Gherasim Luca, der von inneren Kamelen schreibt, switcht in dem Gedicht Bumerang zwischen der Beschreibung innerer Zustände und der Beschreibung der äusseren Umgebung. Der Sofabezug sieht aus wie ein Stoppelfeld, im Inneren dürsten Kamele. Im Unterschied zur Turing-Maschine sind die im Gedicht beschriebenen Übergänge nicht strikt determiniert. Ich frage mich, ob Gherasim Luca noch so zwischen Wahrnehmungen und Empfindungen switchen könnte, wenn er sich des Mechanismus einer Turing-Maschine bewusst würde.

Offensichtlich läuft in meinem Inneren eine Maschine, die bestimmte differenzierte Wahrnehmungen gleich behandelt. Gleich behandelt sie Nachrichten über Urananlagen im Iran (“Es ist nur einige Gramm hier, einige Gramm da”), dem Monatsverdienst eines Fremdenführers in Simbabwe (100 Dollar offizieller Kurs/19,1 Dollar Schwarzmarktkurs), der seine Kinder aus Geldmangel von der Schule nehmen muss und Anzeigen hoher Uhrmacherkunst. Ich nehme diese Nachrichten wahr, mein Zustand ändert sich nicht. Meine Maschine ist nicht darauf ausgelegt, auf diese Wahrnehmungen differenziert zu reagieren.

Nachdenken muss ich allerdings bei der Bemerkung, dass die behelfsmässigen Häuser in Simbabwe nun mit grösseren Abstand als früher voneinander gebaut werden. Das ist eine Vorsichtsmassnahme, mit der die Bewohner der Hütten auf die Zerstörung der Behelfssiedlungen durch die Regierung reagieren. Der grössere Abstand zwischen den Hütten erlaubt es, bei einer Polizeiaktion “zumindest einige Gegenstände in Sicherheit” zu bringen. Diese Mitteilung löst bei mir den Prozess des Nachvollzugs aus. Ich stelle mir vor, dass die Bewohner einer Hütte die Zerstörung der Nachbarhütte vorausschauend als mögliches Signal verwenden, um ihre Hütte zu räumen, bevor das Zerstörungskommando auch sie erreicht. Der räumliche Abstand bedeutet einen zeitlichen Vorsprung, der zur Sicherung von Gegenständen genutzt werden kann.

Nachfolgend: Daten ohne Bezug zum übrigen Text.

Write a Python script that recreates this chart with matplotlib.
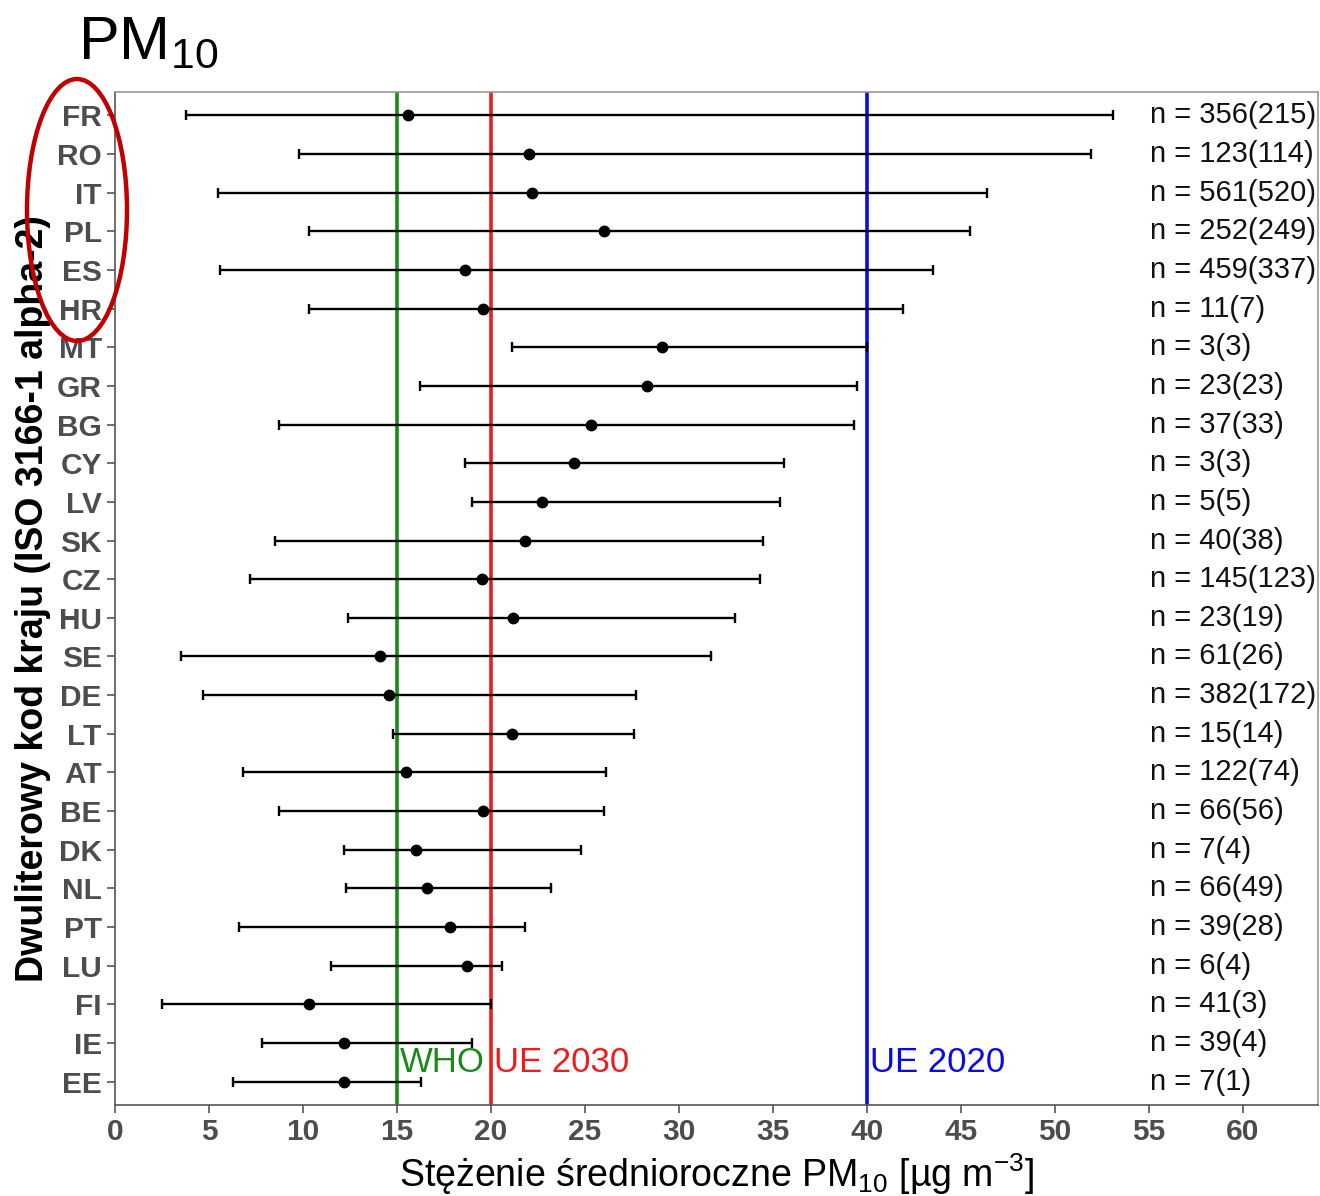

Die Mitteilung verblüfft mich, löst in mir die gedankliche Tätigkeit der Relationsbildung zwischen Raum und Zeit aus. Messen bedeutet nach Nikolaus von Kues, dass eine Relation gestiftet wird. Das ist die zentrale Voraussetzung für das Erkennen. Was aber leistet hier Erkenntnis? Sie macht mir bewusst, dass ich unbeholfen Anteil nehme am Elend anderer, derer in Simbabwe zum Beispiel, von denen die NZZ Nr. 247, S.7 berichtet.
Meine Überlegungen gleichen dem Elend so wenig, wie ein Quadrat einem Kreis gleicht.